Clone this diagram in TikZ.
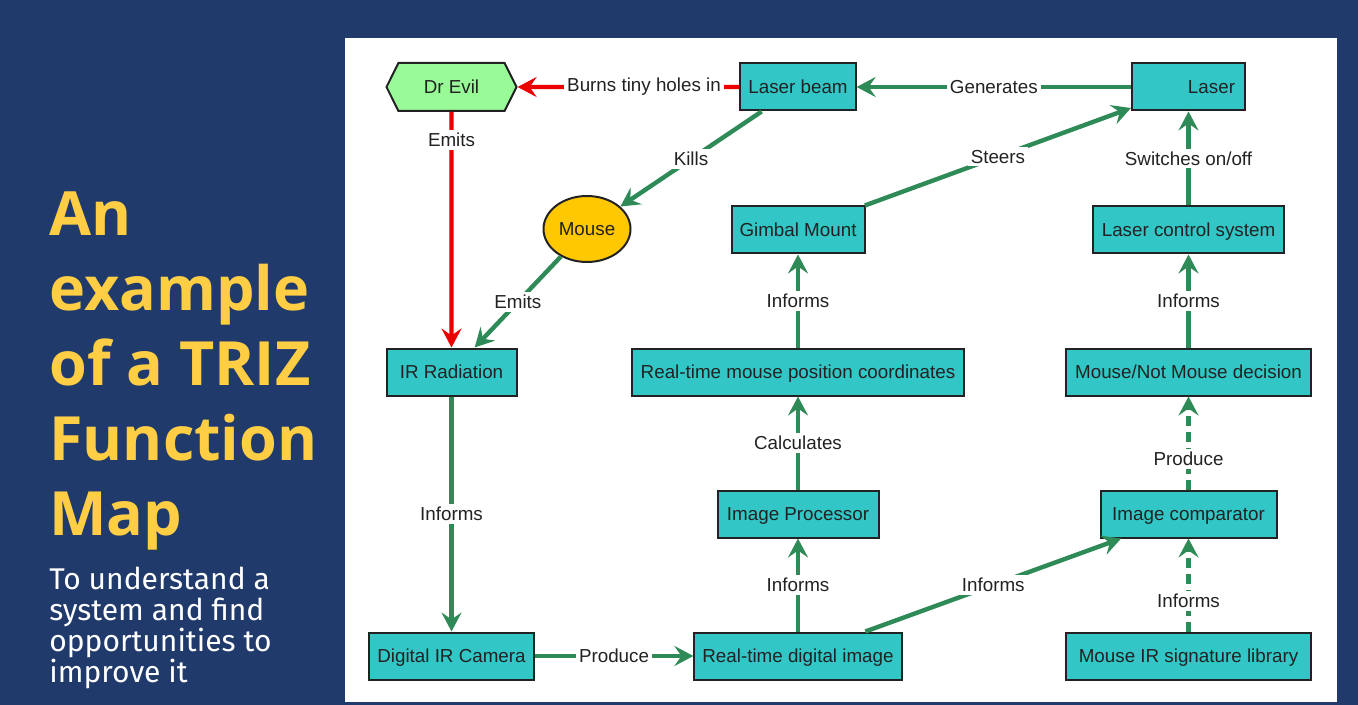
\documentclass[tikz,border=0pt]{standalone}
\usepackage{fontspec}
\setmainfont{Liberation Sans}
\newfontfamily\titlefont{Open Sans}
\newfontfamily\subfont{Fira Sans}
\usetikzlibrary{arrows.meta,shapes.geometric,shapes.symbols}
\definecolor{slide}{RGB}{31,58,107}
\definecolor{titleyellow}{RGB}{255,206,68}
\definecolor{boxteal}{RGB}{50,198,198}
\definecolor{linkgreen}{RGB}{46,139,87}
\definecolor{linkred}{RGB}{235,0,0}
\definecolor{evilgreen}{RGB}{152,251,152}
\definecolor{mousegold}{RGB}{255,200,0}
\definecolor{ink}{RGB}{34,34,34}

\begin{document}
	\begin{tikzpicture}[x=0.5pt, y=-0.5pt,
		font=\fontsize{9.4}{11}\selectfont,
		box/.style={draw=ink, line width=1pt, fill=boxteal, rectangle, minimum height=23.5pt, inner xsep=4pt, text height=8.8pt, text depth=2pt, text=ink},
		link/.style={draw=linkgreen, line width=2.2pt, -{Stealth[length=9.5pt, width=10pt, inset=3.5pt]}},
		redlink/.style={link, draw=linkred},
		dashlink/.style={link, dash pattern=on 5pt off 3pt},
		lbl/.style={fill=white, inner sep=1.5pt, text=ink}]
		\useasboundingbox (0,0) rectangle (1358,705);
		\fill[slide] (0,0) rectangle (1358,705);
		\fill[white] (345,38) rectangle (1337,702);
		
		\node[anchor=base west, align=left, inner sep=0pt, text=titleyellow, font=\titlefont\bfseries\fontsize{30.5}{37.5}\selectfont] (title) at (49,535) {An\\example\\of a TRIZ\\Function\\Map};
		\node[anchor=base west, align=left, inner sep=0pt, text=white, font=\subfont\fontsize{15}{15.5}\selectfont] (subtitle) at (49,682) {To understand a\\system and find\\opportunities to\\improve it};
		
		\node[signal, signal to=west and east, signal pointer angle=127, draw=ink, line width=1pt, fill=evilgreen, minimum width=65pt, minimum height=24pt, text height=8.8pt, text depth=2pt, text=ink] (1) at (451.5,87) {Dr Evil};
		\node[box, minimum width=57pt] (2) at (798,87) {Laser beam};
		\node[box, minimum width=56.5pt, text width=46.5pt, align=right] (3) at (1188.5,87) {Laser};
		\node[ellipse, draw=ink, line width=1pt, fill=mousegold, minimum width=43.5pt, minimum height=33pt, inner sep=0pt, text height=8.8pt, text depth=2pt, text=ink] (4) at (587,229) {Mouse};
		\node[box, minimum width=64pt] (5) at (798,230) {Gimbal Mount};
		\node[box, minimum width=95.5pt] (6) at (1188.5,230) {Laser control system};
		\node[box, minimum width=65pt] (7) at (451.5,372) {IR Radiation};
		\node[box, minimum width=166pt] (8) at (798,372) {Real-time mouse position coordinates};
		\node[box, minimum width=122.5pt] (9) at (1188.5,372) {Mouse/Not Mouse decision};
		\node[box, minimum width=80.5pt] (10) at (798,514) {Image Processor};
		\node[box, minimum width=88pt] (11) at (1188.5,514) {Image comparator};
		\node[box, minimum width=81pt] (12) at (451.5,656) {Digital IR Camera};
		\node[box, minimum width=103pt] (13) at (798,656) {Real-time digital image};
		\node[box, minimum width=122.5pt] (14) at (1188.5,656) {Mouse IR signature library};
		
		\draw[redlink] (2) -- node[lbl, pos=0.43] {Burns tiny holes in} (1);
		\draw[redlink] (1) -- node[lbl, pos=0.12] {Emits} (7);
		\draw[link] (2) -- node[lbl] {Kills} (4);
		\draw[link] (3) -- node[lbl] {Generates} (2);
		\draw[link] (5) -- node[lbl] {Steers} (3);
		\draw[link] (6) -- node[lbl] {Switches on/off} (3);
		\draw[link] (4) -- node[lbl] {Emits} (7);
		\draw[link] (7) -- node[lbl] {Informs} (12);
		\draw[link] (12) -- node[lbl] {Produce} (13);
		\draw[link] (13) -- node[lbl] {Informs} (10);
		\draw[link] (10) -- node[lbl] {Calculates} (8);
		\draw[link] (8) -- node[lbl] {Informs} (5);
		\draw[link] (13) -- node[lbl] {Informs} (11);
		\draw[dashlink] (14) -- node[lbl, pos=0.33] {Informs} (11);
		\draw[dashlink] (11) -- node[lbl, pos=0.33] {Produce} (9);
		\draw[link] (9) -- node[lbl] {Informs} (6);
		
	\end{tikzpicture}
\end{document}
* * *
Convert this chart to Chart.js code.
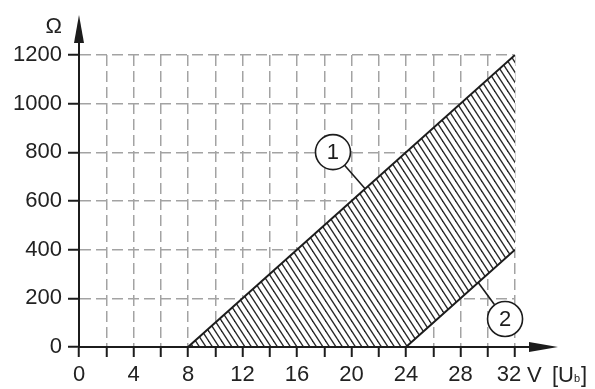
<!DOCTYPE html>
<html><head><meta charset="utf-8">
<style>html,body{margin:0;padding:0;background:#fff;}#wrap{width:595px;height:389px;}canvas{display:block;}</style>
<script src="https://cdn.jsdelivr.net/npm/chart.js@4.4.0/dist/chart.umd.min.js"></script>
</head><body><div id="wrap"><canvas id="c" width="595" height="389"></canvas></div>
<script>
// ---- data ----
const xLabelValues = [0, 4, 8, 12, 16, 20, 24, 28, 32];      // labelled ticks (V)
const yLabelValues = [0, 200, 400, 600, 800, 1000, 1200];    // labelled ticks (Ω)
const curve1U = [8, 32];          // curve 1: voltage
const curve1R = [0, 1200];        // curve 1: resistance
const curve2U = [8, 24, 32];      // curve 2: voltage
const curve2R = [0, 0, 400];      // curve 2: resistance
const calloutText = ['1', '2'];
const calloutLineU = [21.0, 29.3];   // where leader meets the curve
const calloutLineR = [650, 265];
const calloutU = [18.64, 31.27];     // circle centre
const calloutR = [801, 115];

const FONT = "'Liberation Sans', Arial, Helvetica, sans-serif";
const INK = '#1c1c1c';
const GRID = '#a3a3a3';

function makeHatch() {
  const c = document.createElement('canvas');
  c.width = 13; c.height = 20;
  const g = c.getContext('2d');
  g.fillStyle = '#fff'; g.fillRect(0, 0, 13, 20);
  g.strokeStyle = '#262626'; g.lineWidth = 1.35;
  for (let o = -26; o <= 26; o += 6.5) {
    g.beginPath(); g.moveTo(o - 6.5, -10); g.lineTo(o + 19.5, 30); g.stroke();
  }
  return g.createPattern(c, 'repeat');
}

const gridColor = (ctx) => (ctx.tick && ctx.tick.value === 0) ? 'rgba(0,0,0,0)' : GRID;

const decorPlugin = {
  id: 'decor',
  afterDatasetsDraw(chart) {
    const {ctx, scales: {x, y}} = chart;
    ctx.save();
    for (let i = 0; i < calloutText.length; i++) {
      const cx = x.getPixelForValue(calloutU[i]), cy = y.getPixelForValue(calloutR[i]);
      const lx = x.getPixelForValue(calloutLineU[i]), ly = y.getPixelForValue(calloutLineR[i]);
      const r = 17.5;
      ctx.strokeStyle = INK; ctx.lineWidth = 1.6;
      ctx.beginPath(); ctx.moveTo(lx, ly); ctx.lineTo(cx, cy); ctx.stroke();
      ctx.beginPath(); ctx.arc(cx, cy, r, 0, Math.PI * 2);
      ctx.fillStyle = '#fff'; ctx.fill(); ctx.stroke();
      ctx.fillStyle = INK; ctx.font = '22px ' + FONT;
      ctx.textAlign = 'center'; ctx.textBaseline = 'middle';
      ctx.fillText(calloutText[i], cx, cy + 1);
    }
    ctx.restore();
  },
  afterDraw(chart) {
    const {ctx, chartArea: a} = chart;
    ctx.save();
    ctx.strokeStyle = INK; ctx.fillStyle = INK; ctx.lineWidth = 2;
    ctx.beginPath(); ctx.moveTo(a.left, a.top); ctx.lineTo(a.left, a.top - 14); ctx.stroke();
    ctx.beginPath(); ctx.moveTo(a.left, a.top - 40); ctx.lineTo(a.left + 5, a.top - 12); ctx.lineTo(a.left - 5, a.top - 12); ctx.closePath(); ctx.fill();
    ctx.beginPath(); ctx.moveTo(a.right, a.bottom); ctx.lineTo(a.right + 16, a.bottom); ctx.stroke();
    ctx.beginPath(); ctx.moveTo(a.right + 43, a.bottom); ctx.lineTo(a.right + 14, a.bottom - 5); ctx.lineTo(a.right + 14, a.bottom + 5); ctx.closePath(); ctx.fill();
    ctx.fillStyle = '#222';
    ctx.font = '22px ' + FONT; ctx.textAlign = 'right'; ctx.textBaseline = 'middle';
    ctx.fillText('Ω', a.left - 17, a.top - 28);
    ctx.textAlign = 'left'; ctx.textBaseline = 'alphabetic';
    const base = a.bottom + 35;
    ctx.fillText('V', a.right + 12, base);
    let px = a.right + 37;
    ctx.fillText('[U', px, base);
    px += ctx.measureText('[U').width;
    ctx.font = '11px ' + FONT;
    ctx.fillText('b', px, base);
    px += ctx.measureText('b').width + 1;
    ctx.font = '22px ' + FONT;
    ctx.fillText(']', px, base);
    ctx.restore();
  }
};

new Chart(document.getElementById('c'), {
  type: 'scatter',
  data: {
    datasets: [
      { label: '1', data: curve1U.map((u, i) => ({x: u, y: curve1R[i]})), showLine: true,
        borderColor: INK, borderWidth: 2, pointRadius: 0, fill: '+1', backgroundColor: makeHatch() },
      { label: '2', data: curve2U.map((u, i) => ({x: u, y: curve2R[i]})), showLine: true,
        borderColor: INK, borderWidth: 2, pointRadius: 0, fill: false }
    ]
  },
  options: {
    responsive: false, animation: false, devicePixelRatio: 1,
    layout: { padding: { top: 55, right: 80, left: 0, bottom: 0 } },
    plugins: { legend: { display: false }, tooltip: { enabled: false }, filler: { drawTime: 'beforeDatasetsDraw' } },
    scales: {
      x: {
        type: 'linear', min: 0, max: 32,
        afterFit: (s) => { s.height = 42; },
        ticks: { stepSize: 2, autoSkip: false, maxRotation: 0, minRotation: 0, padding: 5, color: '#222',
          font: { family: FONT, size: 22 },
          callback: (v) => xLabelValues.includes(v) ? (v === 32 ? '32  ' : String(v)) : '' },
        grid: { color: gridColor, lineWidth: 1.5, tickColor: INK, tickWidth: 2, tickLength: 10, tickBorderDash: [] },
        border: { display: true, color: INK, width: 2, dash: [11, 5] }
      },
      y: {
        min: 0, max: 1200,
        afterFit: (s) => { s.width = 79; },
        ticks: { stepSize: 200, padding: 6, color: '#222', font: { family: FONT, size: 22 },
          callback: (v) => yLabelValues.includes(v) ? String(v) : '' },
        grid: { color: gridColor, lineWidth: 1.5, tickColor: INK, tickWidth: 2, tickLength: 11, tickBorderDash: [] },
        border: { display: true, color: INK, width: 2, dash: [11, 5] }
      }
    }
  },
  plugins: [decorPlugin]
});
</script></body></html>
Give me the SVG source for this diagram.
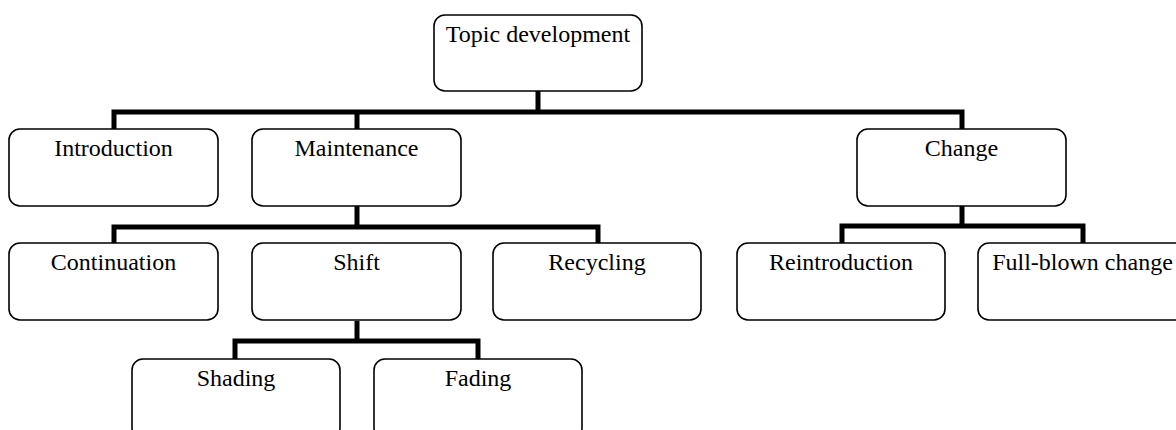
--
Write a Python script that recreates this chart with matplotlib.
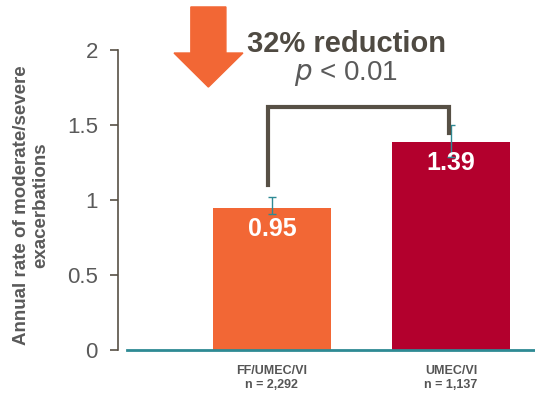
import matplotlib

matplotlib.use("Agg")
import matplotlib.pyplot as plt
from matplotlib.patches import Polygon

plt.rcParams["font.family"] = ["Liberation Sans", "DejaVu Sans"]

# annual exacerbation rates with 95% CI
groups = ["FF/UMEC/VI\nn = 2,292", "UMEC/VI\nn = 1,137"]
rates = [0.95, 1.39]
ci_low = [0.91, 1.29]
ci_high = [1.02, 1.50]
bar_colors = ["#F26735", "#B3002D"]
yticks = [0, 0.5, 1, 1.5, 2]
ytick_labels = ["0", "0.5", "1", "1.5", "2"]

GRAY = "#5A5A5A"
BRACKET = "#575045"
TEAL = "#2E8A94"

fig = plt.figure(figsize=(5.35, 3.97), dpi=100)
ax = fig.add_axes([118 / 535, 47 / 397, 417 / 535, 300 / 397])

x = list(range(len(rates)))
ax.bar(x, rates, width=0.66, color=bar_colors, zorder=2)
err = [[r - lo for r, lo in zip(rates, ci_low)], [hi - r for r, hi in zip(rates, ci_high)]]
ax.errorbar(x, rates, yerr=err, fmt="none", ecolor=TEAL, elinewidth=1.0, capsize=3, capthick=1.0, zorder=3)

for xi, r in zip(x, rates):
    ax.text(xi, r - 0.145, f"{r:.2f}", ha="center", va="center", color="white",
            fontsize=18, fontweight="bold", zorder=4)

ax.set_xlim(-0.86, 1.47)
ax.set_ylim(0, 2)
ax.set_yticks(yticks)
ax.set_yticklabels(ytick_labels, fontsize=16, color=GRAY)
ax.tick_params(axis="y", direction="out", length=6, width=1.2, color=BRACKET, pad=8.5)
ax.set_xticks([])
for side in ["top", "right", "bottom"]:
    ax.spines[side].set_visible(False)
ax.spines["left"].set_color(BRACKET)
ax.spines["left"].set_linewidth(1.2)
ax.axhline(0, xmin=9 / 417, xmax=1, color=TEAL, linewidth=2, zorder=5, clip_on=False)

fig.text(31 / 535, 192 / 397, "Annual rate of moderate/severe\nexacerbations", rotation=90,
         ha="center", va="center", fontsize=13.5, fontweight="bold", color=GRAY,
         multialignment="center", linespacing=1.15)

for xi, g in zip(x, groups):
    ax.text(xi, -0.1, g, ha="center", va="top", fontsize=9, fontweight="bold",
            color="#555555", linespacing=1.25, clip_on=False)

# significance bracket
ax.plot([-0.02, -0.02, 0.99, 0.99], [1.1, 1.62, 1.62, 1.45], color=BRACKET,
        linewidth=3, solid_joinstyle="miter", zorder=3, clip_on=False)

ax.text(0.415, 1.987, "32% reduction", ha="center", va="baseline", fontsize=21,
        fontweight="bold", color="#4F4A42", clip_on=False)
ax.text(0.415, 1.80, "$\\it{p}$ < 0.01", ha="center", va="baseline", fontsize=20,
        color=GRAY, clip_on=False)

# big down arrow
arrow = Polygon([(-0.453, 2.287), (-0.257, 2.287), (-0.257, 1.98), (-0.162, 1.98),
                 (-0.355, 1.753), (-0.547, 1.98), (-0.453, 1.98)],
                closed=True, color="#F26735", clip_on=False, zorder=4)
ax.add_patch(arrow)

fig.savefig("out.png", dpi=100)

PROBLEM DETAILS – Copy out only the lines from the one containing "Write a Python" through the one containing "ax = fig.add_axes([118", exactly, with both ends. Any picture is left out.

EXERCISE OUTPUT –
Write a Python script that recreates this chart with matplotlib.
import matplotlib

matplotlib.use("Agg")
import matplotlib.pyplot as plt
from matplotlib.patches import Polygon

plt.rcParams["font.family"] = ["Liberation Sans", "DejaVu Sans"]

# annual exacerbation rates with 95% CI
groups = ["FF/UMEC/VI\nn = 2,292", "UMEC/VI\nn = 1,137"]
rates = [0.95, 1.39]
ci_low = [0.91, 1.29]
ci_high = [1.02, 1.50]
bar_colors = ["#F26735", "#B3002D"]
yticks = [0, 0.5, 1, 1.5, 2]
ytick_labels = ["0", "0.5", "1", "1.5", "2"]

GRAY = "#5A5A5A"
BRACKET = "#575045"
TEAL = "#2E8A94"

fig = plt.figure(figsize=(5.35, 3.97), dpi=100)
ax = fig.add_axes([118 / 535, 47 / 397, 417 / 535, 300 / 397])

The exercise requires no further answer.